WHAT IS REQUIRED: Determine which lines of the records include the word "this", and copy them.

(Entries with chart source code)
--- --- ---

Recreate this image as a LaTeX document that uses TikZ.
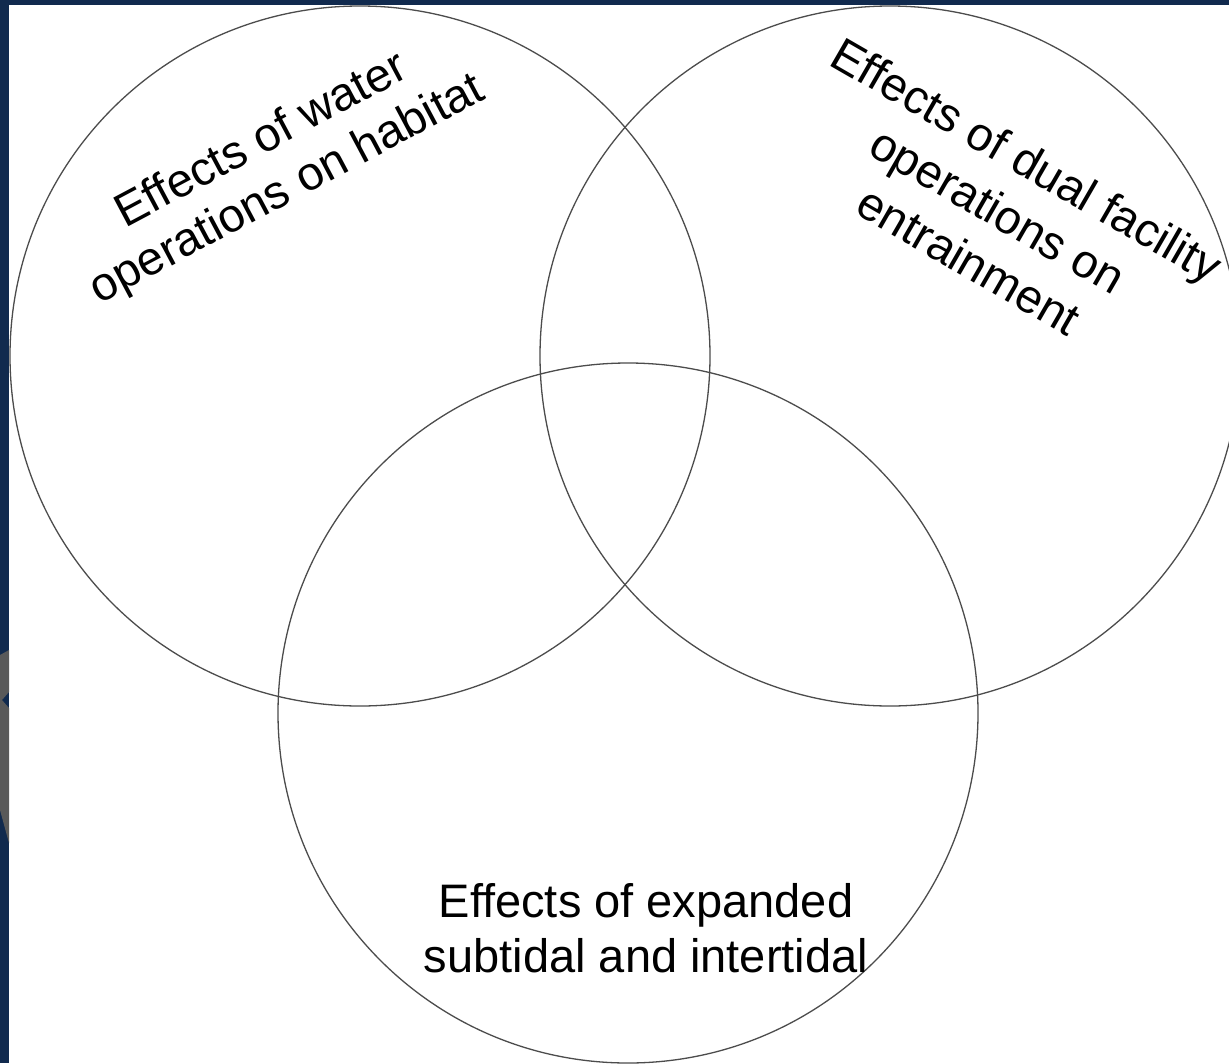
\documentclass[tikz,border=0pt]{standalone}
\usepackage{fontspec}
\setmainfont{Liberation Sans}
\usetikzlibrary{shapes.geometric}
\definecolor{navy}{RGB}{17,42,78}
\definecolor{logogrey}{RGB}{89,89,89}
\tikzstyle{vennset} = [circle, draw=black!70, line width=1.3pt,
    minimum size=700pt, inner sep=0pt]
\tikzstyle{setlabel} = [align=center, inner sep=0pt,
    font=\fontsize{47}{55}\selectfont]

\begin{document}
\begin{tikzpicture}[x=1pt, y=-1pt]
                \clip (0,0) rectangle (1229,1063);
                \fill [white] (0,0) rectangle (1229,1063);
                \fill [navy] (0,0) rectangle (1229,5);
                \fill [navy] (0,0) rectangle (9,1063);
                \fill [logogrey] (0,655) -- (9,650) -- (9,692) -- (2,700) -- (9,708) -- (9,843) -- (0,810) -- cycle;
                \node [vennset] at (360,356) (water) {};
                \node [vennset] at (890,356) (dual) {};
                \node [vennset] at (628,713) (tidal) {};
                \node [setlabel, rotate=28] at (275,166) (waterlbl) {Effects of water\\operations on habitat};
                \node [setlabel, rotate=-30, font=\fontsize{47}{58}\selectfont] at (998,210) (duallbl) {Effects of dual facility\\operations on\\entrainment};
                \node [setlabel] at (646,928) (tidallbl) {Effects of expanded\\subtidal and intertidal};
            \end{tikzpicture}
\end{document}
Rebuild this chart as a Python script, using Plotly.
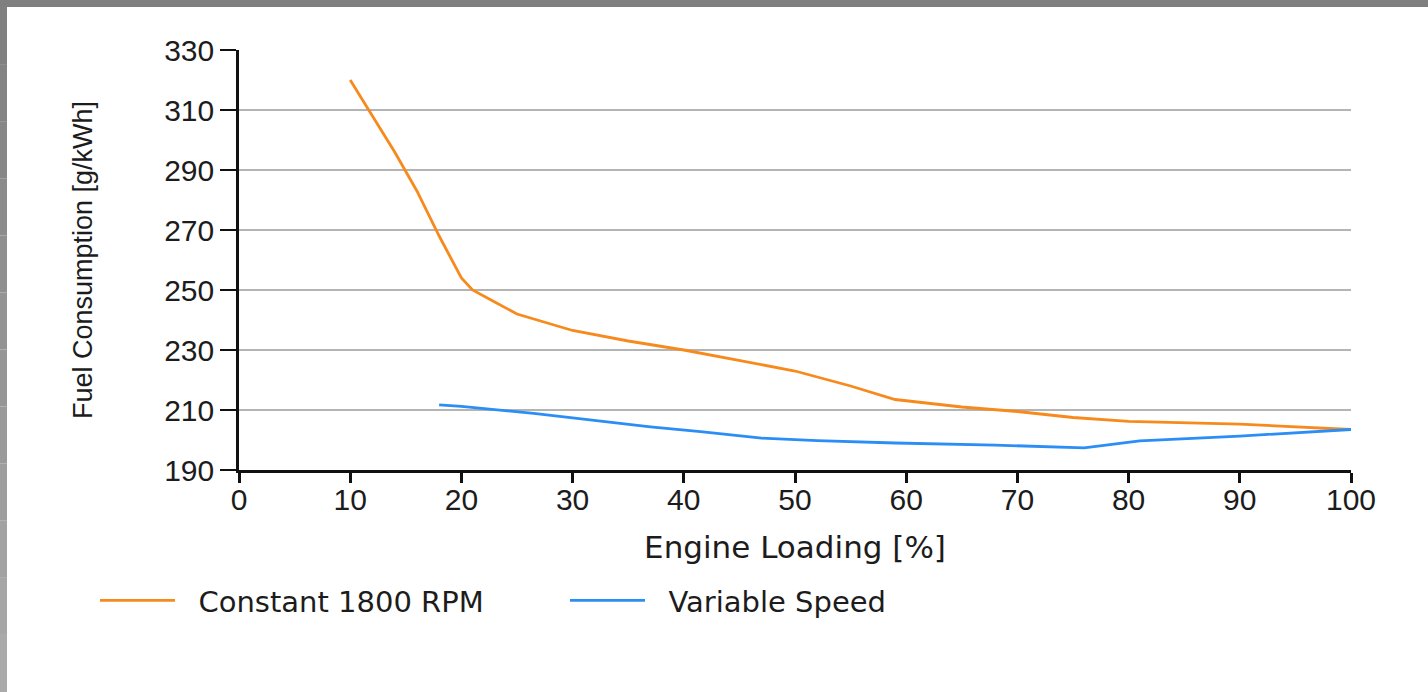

--- --- ---

SOLUTION BELOW:
Recreate this image as a LaTeX document that uses TikZ.
Rebuild this chart as a Python script, using Plotly.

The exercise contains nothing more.